* _Goal of the exercise_:
Copy out the material below in full, but not its images.
################
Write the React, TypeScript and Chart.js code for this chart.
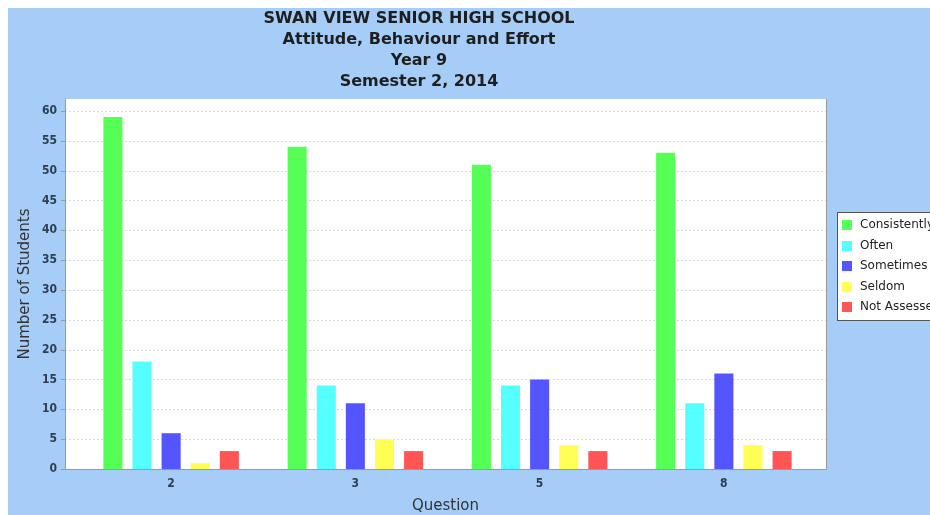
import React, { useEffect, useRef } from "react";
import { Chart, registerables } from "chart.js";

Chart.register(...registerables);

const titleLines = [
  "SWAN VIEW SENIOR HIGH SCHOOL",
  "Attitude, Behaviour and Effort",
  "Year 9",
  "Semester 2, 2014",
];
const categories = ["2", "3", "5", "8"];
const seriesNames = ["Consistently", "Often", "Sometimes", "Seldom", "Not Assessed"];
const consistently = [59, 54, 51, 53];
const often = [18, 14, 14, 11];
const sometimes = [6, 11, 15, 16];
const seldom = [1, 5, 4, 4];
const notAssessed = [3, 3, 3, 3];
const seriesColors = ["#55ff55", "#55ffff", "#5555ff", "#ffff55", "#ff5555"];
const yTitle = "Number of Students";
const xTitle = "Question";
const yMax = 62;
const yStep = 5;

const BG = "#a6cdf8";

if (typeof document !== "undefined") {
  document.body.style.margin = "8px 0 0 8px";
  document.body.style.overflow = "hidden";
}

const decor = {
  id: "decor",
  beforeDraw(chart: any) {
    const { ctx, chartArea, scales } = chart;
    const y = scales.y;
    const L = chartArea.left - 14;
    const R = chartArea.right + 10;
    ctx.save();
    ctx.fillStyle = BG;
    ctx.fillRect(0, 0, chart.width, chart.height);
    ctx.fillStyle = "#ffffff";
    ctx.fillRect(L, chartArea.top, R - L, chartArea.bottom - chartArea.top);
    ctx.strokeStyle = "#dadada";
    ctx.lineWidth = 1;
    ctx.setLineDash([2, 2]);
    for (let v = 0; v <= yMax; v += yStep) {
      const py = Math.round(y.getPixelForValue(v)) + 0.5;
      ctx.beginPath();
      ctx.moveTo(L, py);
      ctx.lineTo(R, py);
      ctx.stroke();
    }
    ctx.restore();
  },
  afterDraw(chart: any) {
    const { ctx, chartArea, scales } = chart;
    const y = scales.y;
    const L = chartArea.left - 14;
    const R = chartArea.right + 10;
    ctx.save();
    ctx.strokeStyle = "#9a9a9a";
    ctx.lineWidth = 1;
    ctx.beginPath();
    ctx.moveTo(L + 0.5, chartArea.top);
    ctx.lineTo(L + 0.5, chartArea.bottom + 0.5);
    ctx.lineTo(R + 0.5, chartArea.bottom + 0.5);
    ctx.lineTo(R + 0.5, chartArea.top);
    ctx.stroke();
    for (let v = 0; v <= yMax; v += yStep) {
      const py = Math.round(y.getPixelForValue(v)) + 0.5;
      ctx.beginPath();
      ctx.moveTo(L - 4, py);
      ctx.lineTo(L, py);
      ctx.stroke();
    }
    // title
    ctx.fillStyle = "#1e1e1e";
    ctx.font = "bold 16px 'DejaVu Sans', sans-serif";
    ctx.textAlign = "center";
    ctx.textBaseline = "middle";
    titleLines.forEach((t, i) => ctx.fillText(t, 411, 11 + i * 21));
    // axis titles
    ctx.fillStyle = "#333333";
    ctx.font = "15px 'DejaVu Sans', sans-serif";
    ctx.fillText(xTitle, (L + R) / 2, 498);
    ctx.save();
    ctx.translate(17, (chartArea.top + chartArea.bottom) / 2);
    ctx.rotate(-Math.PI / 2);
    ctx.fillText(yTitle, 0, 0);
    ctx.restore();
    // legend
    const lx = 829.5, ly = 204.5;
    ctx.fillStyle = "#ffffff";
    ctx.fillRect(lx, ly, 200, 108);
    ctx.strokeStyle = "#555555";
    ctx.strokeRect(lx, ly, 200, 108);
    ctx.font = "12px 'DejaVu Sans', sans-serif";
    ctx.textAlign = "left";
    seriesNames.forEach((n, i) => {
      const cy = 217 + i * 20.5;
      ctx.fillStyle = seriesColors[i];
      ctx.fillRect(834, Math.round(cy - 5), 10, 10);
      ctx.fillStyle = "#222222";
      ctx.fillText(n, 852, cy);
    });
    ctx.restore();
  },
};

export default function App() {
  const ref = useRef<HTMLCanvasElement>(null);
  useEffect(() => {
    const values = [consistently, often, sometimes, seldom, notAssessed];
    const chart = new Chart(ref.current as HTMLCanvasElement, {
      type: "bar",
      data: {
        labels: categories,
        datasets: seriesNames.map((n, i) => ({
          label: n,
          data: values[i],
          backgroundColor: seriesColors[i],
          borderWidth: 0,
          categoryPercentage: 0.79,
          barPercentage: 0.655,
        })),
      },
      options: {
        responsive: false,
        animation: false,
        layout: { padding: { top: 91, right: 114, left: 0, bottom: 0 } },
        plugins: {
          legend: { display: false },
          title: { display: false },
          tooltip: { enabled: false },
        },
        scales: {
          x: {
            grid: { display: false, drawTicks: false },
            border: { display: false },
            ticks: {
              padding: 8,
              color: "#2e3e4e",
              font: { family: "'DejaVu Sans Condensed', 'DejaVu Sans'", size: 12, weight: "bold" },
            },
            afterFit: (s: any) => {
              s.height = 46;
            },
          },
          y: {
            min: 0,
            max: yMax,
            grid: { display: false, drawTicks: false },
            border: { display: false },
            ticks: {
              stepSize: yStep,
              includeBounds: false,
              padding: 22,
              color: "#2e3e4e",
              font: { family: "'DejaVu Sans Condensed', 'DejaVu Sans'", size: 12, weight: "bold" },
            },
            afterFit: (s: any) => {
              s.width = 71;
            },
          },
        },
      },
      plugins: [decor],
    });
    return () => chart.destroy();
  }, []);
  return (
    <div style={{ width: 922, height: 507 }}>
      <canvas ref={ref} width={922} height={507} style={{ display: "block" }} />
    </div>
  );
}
################
* _Solution for this task_:
Write the React, TypeScript and Chart.js code for this chart.
import React, { useEffect, useRef } from "react";
import { Chart, registerables } from "chart.js";

Chart.register(...registerables);

const titleLines = [
  "SWAN VIEW SENIOR HIGH SCHOOL",
  "Attitude, Behaviour and Effort",
  "Year 9",
  "Semester 2, 2014",
];
const categories = ["2", "3", "5", "8"];
const seriesNames = ["Consistently", "Often", "Sometimes", "Seldom", "Not Assessed"];
const consistently = [59, 54, 51, 53];
const often = [18, 14, 14, 11];
const sometimes = [6, 11, 15, 16];
const seldom = [1, 5, 4, 4];
const notAssessed = [3, 3, 3, 3];
const seriesColors = ["#55ff55", "#55ffff", "#5555ff", "#ffff55", "#ff5555"];
const yTitle = "Number of Students";
const xTitle = "Question";
const yMax = 62;
const yStep = 5;

const BG = "#a6cdf8";

if (typeof document !== "undefined") {
  document.body.style.margin = "8px 0 0 8px";
  document.body.style.overflow = "hidden";
}

const decor = {
  id: "decor",
  beforeDraw(chart: any) {
    const { ctx, chartArea, scales } = chart;
    const y = scales.y;
    const L = chartArea.left - 14;
    const R = chartArea.right + 10;
    ctx.save();
    ctx.fillStyle = BG;
    ctx.fillRect(0, 0, chart.width, chart.height);
    ctx.fillStyle = "#ffffff";
    ctx.fillRect(L, chartArea.top, R - L, chartArea.bottom - chartArea.top);
    ctx.strokeStyle = "#dadada";
    ctx.lineWidth = 1;
    ctx.setLineDash([2, 2]);
    for (let v = 0; v <= yMax; v += yStep) {
      const py = Math.round(y.getPixelForValue(v)) + 0.5;
      ctx.beginPath();
      ctx.moveTo(L, py);
      ctx.lineTo(R, py);
      ctx.stroke();
    }
    ctx.restore();
  },
  afterDraw(chart: any) {
    const { ctx, chartArea, scales } = chart;
    const y = scales.y;
    const L = chartArea.left - 14;
    const R = chartArea.right + 10;
    ctx.save();
    ctx.strokeStyle = "#9a9a9a";
    ctx.lineWidth = 1;
    ctx.beginPath();
    ctx.moveTo(L + 0.5, chartArea.top);
    ctx.lineTo(L + 0.5, chartArea.bottom + 0.5);
    ctx.lineTo(R + 0.5, chartArea.bottom + 0.5);
    ctx.lineTo(R + 0.5, chartArea.top);
    ctx.stroke();
    for (let v = 0; v <= yMax; v += yStep) {
      const py = Math.round(y.getPixelForValue(v)) + 0.5;
      ctx.beginPath();
      ctx.moveTo(L - 4, py);
      ctx.lineTo(L, py);
      ctx.stroke();
    }
    // title
    ctx.fillStyle = "#1e1e1e";
    ctx.font = "bold 16px 'DejaVu Sans', sans-serif";
    ctx.textAlign = "center";
    ctx.textBaseline = "middle";
    titleLines.forEach((t, i) => ctx.fillText(t, 411, 11 + i * 21));
    // axis titles
    ctx.fillStyle = "#333333";
    ctx.font = "15px 'DejaVu Sans', sans-serif";
    ctx.fillText(xTitle, (L + R) / 2, 498);
    ctx.save();
    ctx.translate(17, (chartArea.top + chartArea.bottom) / 2);
    ctx.rotate(-Math.PI / 2);
    ctx.fillText(yTitle, 0, 0);
    ctx.restore();
    // legend
    const lx = 829.5, ly = 204.5;
    ctx.fillStyle = "#ffffff";
    ctx.fillRect(lx, ly, 200, 108);
    ctx.strokeStyle = "#555555";
    ctx.strokeRect(lx, ly, 200, 108);
    ctx.font = "12px 'DejaVu Sans', sans-serif";
    ctx.textAlign = "left";
    seriesNames.forEach((n, i) => {
      const cy = 217 + i * 20.5;
      ctx.fillStyle = seriesColors[i];
      ctx.fillRect(834, Math.round(cy - 5), 10, 10);
      ctx.fillStyle = "#222222";
      ctx.fillText(n, 852, cy);
    });
    ctx.restore();
  },
};

export default function App() {
  const ref = useRef<HTMLCanvasElement>(null);
  useEffect(() => {
    const values = [consistently, often, sometimes, seldom, notAssessed];
    const chart = new Chart(ref.current as HTMLCanvasElement, {
      type: "bar",
      data: {
        labels: categories,
        datasets: seriesNames.map((n, i) => ({
          label: n,
          data: values[i],
          backgroundColor: seriesColors[i],
          borderWidth: 0,
          categoryPercentage: 0.79,
          barPercentage: 0.655,
        })),
      },
      options: {
        responsive: false,
        animation: false,
        layout: { padding: { top: 91, right: 114, left: 0, bottom: 0 } },
        plugins: {
          legend: { display: false },
          title: { display: false },
          tooltip: { enabled: false },
        },
        scales: {
          x: {
            grid: { display: false, drawTicks: false },
            border: { display: false },
            ticks: {
              padding: 8,
              color: "#2e3e4e",
              font: { family: "'DejaVu Sans Condensed', 'DejaVu Sans'", size: 12, weight: "bold" },
            },
            afterFit: (s: any) => {
              s.height = 46;
            },
          },
          y: {
            min: 0,
            max: yMax,
            grid: { display: false, drawTicks: false },
            border: { display: false },
            ticks: {
              stepSize: yStep,
              includeBounds: false,
              padding: 22,
              color: "#2e3e4e",
              font: { family: "'DejaVu Sans Condensed', 'DejaVu Sans'", size: 12, weight: "bold" },
            },
            afterFit: (s: any) => {
              s.width = 71;
            },
          },
        },
      },
      plugins: [decor],
    });
    return () => chart.destroy();
  }, []);
  return (
    <div style={{ width: 922, height: 507 }}>
      <canvas ref={ref} width={922} height={507} style={{ display: "block" }} />
    </div>
  );
}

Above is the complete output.